Roedjito, seorang skenograf dan satu-satunya guru para penata cahaya yang ada di Indonesia sekarang, sudah meninggal beberapa tahun silam. Hampir semua tata cahaya pertunjukan yang didesain oleh beliau, meski nyaman secara visual, namun dijamin bakal merepotkan fotografer. Dengan ISO 1600 sekalipun, jangan harap bisa menggunakan speed 1/60 pada lebar diafragma 3,5! (Blontank Poer)
Blontank Poer, belajar fotografi secara otodidak dan menekuni fotografi panggung sejak 1993. Aktif melakukan pendokumentasian berbagai pertunjukan di Solo, Yogyakarta, Bandung dan Jakarta. Pada 1999 pameran tunggal foto seni pertunjukan di Jakarta, Bandung dan Solo bekerja sama dengan Ford Foundation, dan pada 2009 melakukan pameran foto dokumentasi tari di Goethe Institut, Jakarta.
http://www.seribukata.com/…keren
buat mas blonktank poer makasih banyak ya…

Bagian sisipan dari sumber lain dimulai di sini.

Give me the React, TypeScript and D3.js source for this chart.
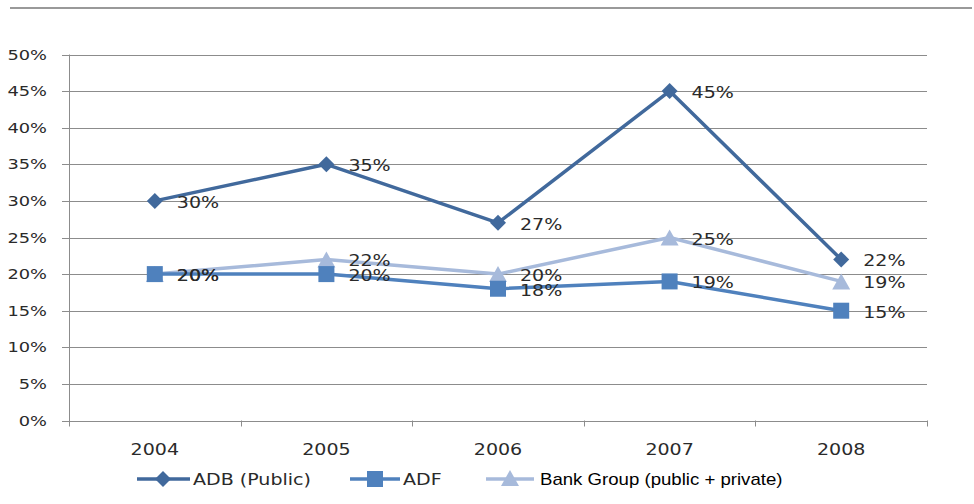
import React from "react";
import * as d3 from "d3";

const years = ["2004", "2005", "2006", "2007", "2008"];
const adbPublic = [30, 35, 27, 45, 22];
const adf = [20, 20, 18, 19, 15];
const bankGroup = [20, 22, 20, 25, 19];
const yTicks = [0, 5, 10, 15, 20, 25, 30, 35, 40, 45, 50];
const seriesNames = ["ADB (Public)", "ADF", "Bank Group (public + private)"];

const W = 974;
const H = 504;
const left = 69;
const right = 927;
const top = 54.5;
const bottom = 420.5;
const SX = 1.27;
const DV = "'DejaVu Sans', Verdana, sans-serif";
const TXT = "#2a2a2a";

const colors = ["#41699c", "#4f81bd", "#a7badb"];

function Stretch({ x, y, anchor = "start", size = 15, children, family = DV, sx = SX, fill = TXT }: any) {
  return (
    <text
      transform={`translate(${x},${y}) scale(${sx},1)`}
      textAnchor={anchor}
      fontFamily={family}
      fontSize={size}
      fill={fill}
    >
      {children}
    </text>
  );
}

function Marker({ kind, x, y, color }: any) {
  if (kind === 0) {
    const s = 8;
    return <path d={`M${x},${y - s}L${x + s},${y}L${x},${y + s}L${x - s},${y}Z`} fill={color} />;
  }
  if (kind === 1) {
    return <rect x={x - 8} y={y - 8} width={16} height={16} fill={color} />;
  }
  return <path d={`M${x},${y - 8}L${x + 9},${y + 8}L${x - 9},${y + 8}Z`} fill={color} />;
}

export default function App() {
  const x = d3.scaleBand<string>().domain(years).range([left, right]).padding(0);
  const cx = (d: string) => (x(d) as number) + x.bandwidth() / 2;
  const y = d3.scaleLinear().domain([0, 50]).range([bottom, top]);
  const line = d3
    .line<number>()
    .x((_, i) => cx(years[i]))
    .y((d) => y(d));

  const series = [adbPublic, adf, bankGroup];
  const drawOrder = [2, 1, 0];

  return (
    <svg width={W} height={H} style={{ position: "absolute", left: 0, top: 0 }}>
      <rect width={W} height={H} fill="#fff" />
      <line x1={10} x2={972} y1={8} y2={8} stroke="#999" strokeWidth={2} />
      {yTicks.map((t) => (
        <g key={t}>
          <line x1={62} x2={right} y1={Math.round(y(t)) + 0.5} y2={Math.round(y(t)) + 0.5} stroke="#8c8c8c" strokeWidth={1} />
          <Stretch x={47} y={y(t) + 5} anchor="end" size={14}>
            {t + "%"}
          </Stretch>
        </g>
      ))}
      <line x1={left + 0.5} x2={left + 0.5} y1={top} y2={bottom + 6} stroke="#8c8c8c" />
      {years.map((yr, i) => (
        <line key={"t" + i} x1={Math.round((x(yr) as number) + x.bandwidth()) + 0.5} x2={Math.round((x(yr) as number) + x.bandwidth()) + 0.5} y1={bottom} y2={bottom + 6} stroke="#8c8c8c" />
      ))}
      {years.map((yr) => (
        <Stretch key={yr} x={cx(yr)} y={bottom + 34} anchor="middle" size={15}>
          {yr}
        </Stretch>
      ))}
      {drawOrder.map((si) => (
        <g key={si}>
          <path d={line(series[si]) || ""} fill="none" stroke={colors[si]} strokeWidth={3.5} strokeLinejoin="round" />
          {series[si].map((v, i) => (
            <Marker key={i} kind={si} x={cx(years[i])} y={y(v)} color={colors[si]} />
          ))}
        </g>
      ))}
      {drawOrder.map((si) =>
        series[si].map((v, i) => (
          <Stretch key={si + "-" + i} x={cx(years[i]) + 22} y={y(v) + 7} size={15}>
            {v + "%"}
          </Stretch>
        ))
      )}
      {/* legend */}
      <g>
        <line x1={137} x2={190} y1={479} y2={479} stroke={colors[0]} strokeWidth={3.5} />
        <Marker kind={0} x={163} y={479} color={colors[0]} />
        <Stretch x={193} y={485} size={15}>{seriesNames[0]}</Stretch>
        <line x1={350} x2={400} y1={479} y2={479} stroke={colors[1]} strokeWidth={3.5} />
        <Marker kind={1} x={375} y={479} color={colors[1]} />
        <Stretch x={403} y={485} size={15}>{seriesNames[1]}</Stretch>
        <line x1={486} x2={534} y1={479} y2={479} stroke={colors[2]} strokeWidth={3.5} />
        <Marker kind={2} x={510} y={478} color={colors[2]} />
        <Stretch x={540} y={485} size={17} sx={1.095} family="'Liberation Sans', Arial, sans-serif" fill="#000">
          {seriesNames[2]}
        </Stretch>
      </g>
    </svg>
  );
}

mantab.. infonya n ilmunya !
makasih om… salam ke penarinya 😀
top pakde, klo ada tips yg lebih mendalam soal persiapan dan perilaku artisnya boleh dong dishare, soalnya gak banyak yg tau dari sisi artisnya. thanks
ciamik mas!….thanks untuk tipsnya….
“Ambegan-a metu cangkem! ” (bernafaslah lewat mulut), kata Mas Blontank pada saya beberapa tahun lalu. Singkat, padat, tapi menjadi solusi banyak permasalahan yang saya hadapi ketika memotret panggung.